When making a change doesn’t make a difference
Wednesday 25th March 2009, 3:00PM GMT.
POLITICAL leaders from Lenin to Atlee, Blair to Obama have swept to power on the promise of change.
Some, like Nelson Mandela, have had change thrust upon them. Most are doomed to disappoint – the jury is still out on the 44th incumbent of the White House. Others, including many closer to home, don’t even try. Change, you see, offers a magic wand to dispel existing ills. But in reality, change demands careful management. The successful change artist is realistic and resolute.
It’s a depressing characteristic of ‘high level’ thinking in our beloved Island that as soon as something is established, it’s up for changing. Why are we so restless? It surely can’t just be that politicians have become so used to throwing money – our money – around that they are serially nervous when things become settled for any period of time.

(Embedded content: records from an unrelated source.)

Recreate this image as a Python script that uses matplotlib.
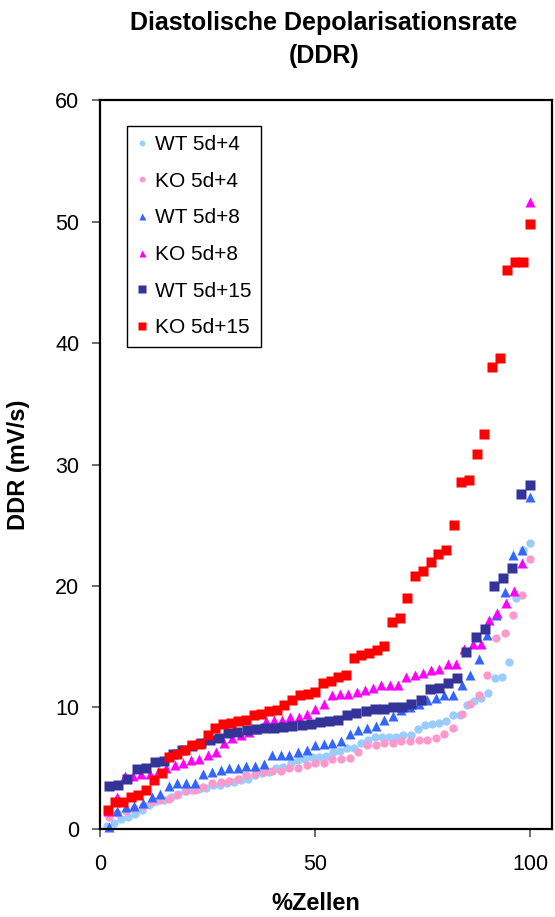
import numpy as np
import matplotlib
matplotlib.use("Agg")
import matplotlib.pyplot as plt

plt.rcParams['font.family'] = ['Liberation Sans', 'DejaVu Sans']

# sorted DDR values per group (mV/s); x is the cumulative % of cells
wt4 = [0.25, 0.5, 0.85, 1.0, 1.2, 1.6, 2.0, 2.3, 2.4, 2.6, 2.9, 3.1, 3.2, 3.3, 3.4,
       3.6, 3.65, 3.75, 3.9, 4.0, 4.1, 4.45, 4.6, 4.7, 5.0, 5.1, 5.4, 5.7, 5.8, 5.9,
       5.9, 6.0, 6.3, 6.45, 6.7, 6.7, 7.1, 7.3, 7.6, 7.6, 7.6, 7.6, 7.75, 7.75, 8.2,
       8.55, 8.6, 8.7, 8.9, 9.4, 9.4, 10.2, 10.5, 10.75, 11.2, 12.4, 12.5, 13.75,
       19.05, 22.95, 23.5]
ko4 = [1.0, 1.3, 1.5, 1.7, 1.9, 2.2, 2.4, 2.45, 2.8, 3.15, 3.2, 3.45, 3.8, 3.9, 3.95,
       4.15, 4.45, 4.55, 4.7, 4.75, 4.8, 5.0, 5.05, 5.3, 5.4, 5.45, 5.75, 5.8, 5.85,
       6.3, 6.9, 6.9, 7.1, 7.1, 7.25, 7.25, 7.35, 7.35, 7.45, 7.85, 8.35, 9.5, 10.3,
       11.0, 12.65, 15.75, 16.1, 17.6, 19.25, 22.2]
wt8 = [0.2, 1.5, 1.8, 1.9, 2.15, 2.65, 2.9, 3.55, 3.75, 3.75, 3.75, 4.5, 4.7, 4.85,
       5.0, 5.05, 5.2, 5.2, 5.35, 6.05, 6.05, 6.05, 6.35, 6.5, 6.9, 7.0, 7.1, 7.2,
       7.85, 8.15, 8.3, 8.5, 8.95, 9.3, 9.8, 10.05, 10.3, 10.6, 10.8, 11.0, 11.0,
       11.85, 12.7, 14.0, 16.0, 17.6, 19.5, 22.55, 23.0, 27.3]
ko8 = [1.5, 2.65, 4.35, 4.35, 4.5, 4.5, 4.7, 5.0, 5.3, 5.45, 5.7, 5.8, 6.1, 6.35,
       7.1, 7.45, 7.7, 8.0, 8.25, 8.85, 8.95, 9.0, 9.2, 9.2, 9.45, 9.9, 10.25, 11.0,
       11.15, 11.15, 11.3, 11.45, 11.6, 11.85, 11.85, 11.85, 12.5, 12.65, 12.8,
       13.1, 13.15, 13.6, 13.6, 14.85, 15.25, 15.25, 17.2, 17.75, 18.6, 19.55, 21.9,
       51.6]
wt15 = [3.5, 3.6, 4.1, 4.9, 5.05, 5.5, 5.6, 6.2, 6.5, 6.8, 7.05, 7.3, 7.45, 7.9,
        8.0, 8.15, 8.2, 8.3, 8.35, 8.4, 8.5, 8.55, 8.65, 8.8, 8.9, 9.0, 9.4, 9.55,
        9.7, 9.85, 9.9, 10.0, 10.05, 10.25, 10.6, 11.5, 11.6, 12.0, 12.4, 14.6,
        15.8, 16.5, 20.0, 20.65, 21.5, 27.6, 28.3]
ko15 = [1.6, 2.2, 2.25, 2.6, 2.8, 3.2, 4.0, 4.6, 5.9, 6.2, 6.5, 6.9, 7.0, 7.7, 8.3,
        8.6, 8.7, 8.9, 9.0, 9.4, 9.5, 9.7, 9.8, 10.2, 10.6, 11.0, 11.1, 11.3, 12.0,
        12.2, 12.5, 12.7, 14.1, 14.3, 14.45, 14.7, 15.1, 17.0, 17.4, 19.05, 20.8,
        21.2, 22.0, 22.6, 23.0, 25.0, 28.6, 28.7, 30.9, 32.5, 38.0, 38.8, 46.0, 46.7,
        46.7, 49.8]

labels = ['WT 5d+4', 'KO 5d+4', 'WT 5d+8', 'KO 5d+8', 'WT 5d+15', 'KO 5d+15']
series = [wt4, ko4, wt8, ko8, wt15, ko15]
colors = ['#99ccff', '#ff99cc', '#3366ff', '#ff00ff', '#333399', '#ff0000']
markers = ['o', 'o', '^', '^', 's', 's']
sizes = [6.0, 6.0, 7.2, 7.2, 7.6, 7.6]

fig = plt.figure(figsize=(5.55, 9.17), dpi=100)
ax = fig.add_axes([0.1802, 0.0960, 0.8144, 0.7949])

for vals, lab, c, m, ms in zip(series, labels, colors, markers, sizes):
    n = len(vals)
    x = 100.0 * np.arange(1, n + 1) / n
    ax.plot(x, vals, ls='none', marker=m, ms=ms, color=c, mec='none', label=lab,
            clip_on=False)

ax.set_xlim(0, 105)
ax.set_ylim(0, 60)
ax.set_xticks([0, 50, 100])
ax.set_yticks(range(0, 61, 10))
ax.tick_params(axis='both', which='major', direction='out', length=6, width=1.2,
               labelsize=15.5, color='#555555')
ax.tick_params(axis='x', which='major', pad=12)
ax.tick_params(axis='y', which='major', pad=9)
for sp in ax.spines.values():
    sp.set_linewidth(1.6)
    sp.set_color('black')

ax.set_xlabel('%Zellen', fontsize=17, fontweight='bold')
ax.xaxis.set_label_coords(0.478, -0.087)
ax.set_ylabel('DDR (mV/s)', fontsize=17, fontweight='bold')
ax.yaxis.set_label_coords(-0.155, 0.5)

fig.text(0.584, 0.988, 'Diastolische Depolarisationsrate\n(DDR)', ha='center',
         va='top', fontsize=18, fontweight='bold', linespacing=1.45)

leg = ax.legend(loc='upper left', bbox_to_anchor=(0.06, 0.965), fontsize=15,
                frameon=True, fancybox=False, edgecolor='black', framealpha=1,
                labelspacing=0.85, handletextpad=0.39, handlelength=0.5,
                markerscale=0.7, borderpad=0.45, borderaxespad=0)
leg.get_frame().set_linewidth(1.0)

fig.savefig('out.png', dpi=100)
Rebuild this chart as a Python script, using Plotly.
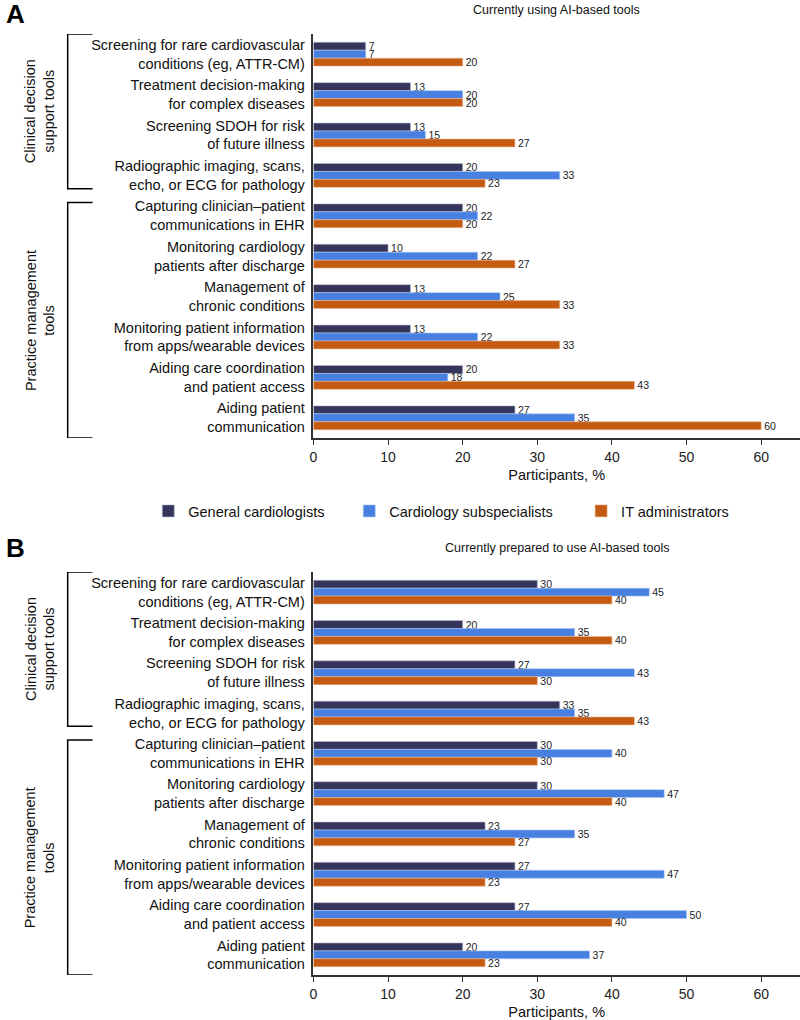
import plotly.graph_objects as go

# ---------------- data ----------------
categories = [
    "Screening for rare cardiovascular<br>conditions (eg, ATTR-CM)",
    "Treatment decision-making<br>for complex diseases",
    "Screening SDOH for risk<br>of future illness",
    "Radiographic imaging, scans,<br>echo, or ECG for pathology",
    "Capturing clinician–patient<br>communications in EHR",
    "Monitoring cardiology<br>patients after discharge",
    "Management of<br>chronic conditions",
    "Monitoring patient information<br>from apps/wearable devices",
    "Aiding care coordination<br>and patient access",
    "Aiding patient<br>communication",
]
series_names = ["General cardiologists", "Cardiology subspecialists", "IT administrators"]

using_general = [7, 13, 13, 20, 20, 10, 13, 13, 20, 27]
using_subspec = [7, 20, 15, 33, 22, 22, 25, 22, 18, 35]
using_it = [20, 20, 27, 23, 20, 27, 33, 33, 43, 60]

prepared_general = [30, 20, 27, 33, 30, 30, 23, 27, 27, 20]
prepared_subspec = [45, 35, 43, 35, 40, 47, 35, 47, 50, 37]
prepared_it = [40, 40, 30, 43, 30, 40, 27, 23, 40, 23]

x_ticks = [0, 10, 20, 30, 40, 50, 60]
panel_titles = ["Currently using AI-based tools", "Currently prepared to use AI-based tools"]
group_labels = ["Clinical decision<br>support tools", "Practice management<br>tools"]

# ---------------- style ----------------
W, H = 800, 1020
FONT = "Liberation Sans, Arial, Helvetica, sans-serif"
colors = ["#35345A", "#4780E0", "#C55B12"]
edge = ["#B9B8D0", "#A9C4F2", "#EBB58F"]
axis_color = "#333333"


def py(px):
    return 1 - px / H


def pxx(px):
    return px / W


x_dom = [pxx(311), 1.0]
domA = [py(438), py(34)]
domB = [py(975), py(572)]

fig = go.Figure()

panels = [
    ("x", "y", [using_general, using_subspec, using_it], True),
    ("x2", "y2", [prepared_general, prepared_subspec, prepared_it], False),
]
legend_ids = ["legend", "legend2", "legend3"]
for xa, ya, vals, show in panels:
    for i, (name, v) in enumerate(zip(series_names, vals)):
        fig.add_trace(go.Bar(
            y=categories, x=v, orientation="h", name=name,
            marker=dict(color=colors[i], line=dict(color=edge[i], width=0.6)),
            text=[str(t) for t in v], textposition="outside",
            textfont=dict(size=10.5, color="#222222", family=FONT),
            constraintext="none", cliponaxis=False,
            xaxis=xa, yaxis=ya, showlegend=show, legend=legend_ids[i],
            hoverinfo="skip",
        ))

xaxis_common = dict(
    range=[0, 65.2], domain=x_dom, tickvals=x_ticks, ticks="outside", ticklen=5,
    tickwidth=1.2, tickcolor=axis_color, showline=True, linewidth=1.5,
    linecolor=axis_color, showgrid=False, zeroline=False,
    tickfont=dict(size=14, color="#222222", family=FONT),
    title=dict(text="Participants, %", font=dict(size=14.5, color="#111111", family=FONT), standoff=6),
)
yaxis_common = dict(
    type="category", categoryorder="array", categoryarray=categories,
    range=[9.5, -0.5], showline=True, linewidth=1.5, linecolor=axis_color,
    ticks="", showgrid=False, zeroline=False, ticklabelstandoff=4,
    tickfont=dict(size=14.5, color="#111111", family=FONT),
)

fig.update_layout(
    width=W, height=H, margin=dict(l=0, r=0, t=0, b=0),
    paper_bgcolor="white", plot_bgcolor="white",
    barmode="group", bargap=0.41, bargroupgap=0,
    font=dict(family=FONT, color="#111111"),
    xaxis=dict(anchor="y", **xaxis_common),
    yaxis=dict(anchor="x", domain=domA, **yaxis_common),
    xaxis2=dict(anchor="y2", **xaxis_common),
    yaxis2=dict(anchor="x2", domain=domB, **yaxis_common),
)

# legend x positions (px of the entry's left edge, symbol sits ~23px right)
leg_x = [145, 347, 580]
for lid, lx in zip(legend_ids, leg_x):
    fig.layout[lid] = dict(
        orientation="h", x=pxx(lx), y=py(511), xanchor="left", yanchor="middle",
        font=dict(size=14.5, color="#111111", family=FONT), bgcolor="rgba(0,0,0,0)",
    )

annotations = []
shapes = []
# panel letters and titles
for letter, ly, title, ty in [("A", 14, panel_titles[0], 10), ("B", 548, panel_titles[1], 548)]:
    annotations.append(dict(text="<b>%s</b>" % letter, x=pxx(12), y=py(ly), xref="paper", yref="paper",
                            xanchor="center", yanchor="middle", showarrow=False,
                            font=dict(size=26, color="black", family=FONT)))
    annotations.append(dict(text=title, x=pxx(555.5), y=py(ty), xref="paper", yref="paper",
                            xanchor="center", yanchor="middle", showarrow=False,
                            font=dict(size=12.5, color="#111111", family=FONT)))

# group brackets and labels
brackets = [(-0.5, 3.33, group_labels[0]), (3.67, 9.5, group_labels[1])]
for yref in ["y", "y2"]:
    for y0, y1, lab in brackets:
        path = "M {a},{y0} L {b},{y0} L {b},{y1} L {a},{y1}".format(a=pxx(89), b=pxx(64), y0=y0, y1=y1)
        shapes.append(dict(type="path", path=path, xref="paper", yref=yref,
                           line=dict(color="black", width=1.5)))
        annotations.append(dict(text=lab, x=pxx(36), y=(y0 + y1) / 2, xref="paper", yref=yref,
                                xanchor="center", yanchor="middle", textangle=-90, showarrow=False,
                                font=dict(size=14.5, color="#111111", family=FONT)))

fig.update_layout(annotations=annotations, shapes=shapes)

# remove the default 8px page margin so the 800x1020 figure fills the window exactly
fig.write_html("out.html", config={"displayModeBar": False},
               post_script="document.body.style.margin='0';")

What’s wrong with the ‘ain’t broke, don’t fix’ maxim? Hardly were the ramps installed and the fences erected at the harbour skatepark, when it’s on the agenda to be moved elsewhere. The same goes for the hide-and-seek trail of the Tourism Information Centre at the Weighbridge. On the horizon is the prospect of moving the St Helier ferry terminal, completed a mere 20 years ago at the cost of £15 million, to the other side of the harbour.
The Strategic Plan is the latest casualty of the re-thinkers. It’s already clocked up a veritable stop-go history of amendment, adaptation, expediency and appeasement. So why not start again? I’ll tell you why not: because we’ve already spent a king’s ransom on consultation, discussions, fees for work on every bit of evidence and calculation.
Like the aircraft vapour trails that pass so prominently above this island, the blue skies are well raked over. Strategy depends on good research, confidently adhered to. As anyone building a house will tell you, once you start tinkering with the script, you risk damaging the overall concept, weaken the structure and jack up the cost. Furthermore, you just keep putting off making decisions. Look how we procrastinated over the new incinerator.
OK, we ended up with a pretty asinine decision all round, but had we made it years ago before the pound fell out of the bottom of the Treasury’s euro bucket, the thing would have already been functioning at far less expense, Bellozanne wouldn’t have been left belching and crumbling before our eyes and the strategic planners could be thinking about where to site the La Collette replacement in 20 years’ time.
So, you put your right foot in, your left foot out etc, but ‘shaking it all about’ is anything but appropriate. Just when we’ve got used to GST, however unwelcome its imposition, up comes the prospect of another round of posturing and wrangling in the States Chamber over exemptions on food and fuel.
Previous attempts sank to the level of labyrinthine discussions about what constituted luxury or essential in the food line – even the distinction between biscuit and cake. It might pander to the whim of whichever political fairy godmother wishes to curry favour, and is bound to generate popular resonance. But if the proposition succeeds, who’ll pick up the tabs? Retailers will certainly be forced to go through all the paraphernalia of re-pricing goods on the shelves.
Social Services would be tasked with recalculating all those ‘generous’ pay-back measures adopted to recompense the elderly and other low-income claimants when the tax was imposed in the first place? I can’t help feeling that now that the GST formula has been installed, punching a hole in part of it would – on the fat balloon analogy – only mean the other side would puff out to take up the slack. So tuppence off a lettuce might mean sixpence more on – perish the thought – a bottle of medicine.
GST was brought in to fill a predicted hole in our budget caused by the need to keep our finance industry afloat, underwrite zero-ten and perpetuate the nonsense which allows tax revenue from UK enterprises trading in Jersey to be leeched away to HMG coffers. So much for the unhelpful jibes about local tax havens! (If there were any real justice, all the employees of the companies incurring UK tax here should qualify for free medical treatment when visiting the mainland.)
From the figures already released by the Treasury, GST has made a significant contribution to the rescue pot. That certainly doesn’t make it a friendly tax. No tax is. But it is relatively easy to apply across the board, and at 3% is way below the sort of direct tax levels borne by those societies burdened by double-digit VAT.
The rush to the anti-GST colours by prospective States-men and women overwhelmed the platforms of the election hustings last autumn. It always drew easy applause. I’d be the last to suggest any electioneering hypocrisy, but in truth, the candidates knew the measures were already in place and those who’d put their heads over the parapet to support the measure had been ‘named and shamed’. So it was a popular whipping boy. Little did the newcomers expect to have to put their own three per cent on the voting button so soon after joining the ‘club’.
In these turbulent times, ‘second-fix’ meddling with legislation to release cash – which will inevitably have to be raised somewhere else, seems at best capricious and at worst a costly exercise in job creation and political beauty contesting. Far better to focus on the bigger, more serious issues confronting our longer-term prosperity than wrestle with a containable old enemy. A ‘famous victory’ in the current theatre will yield little more than small change.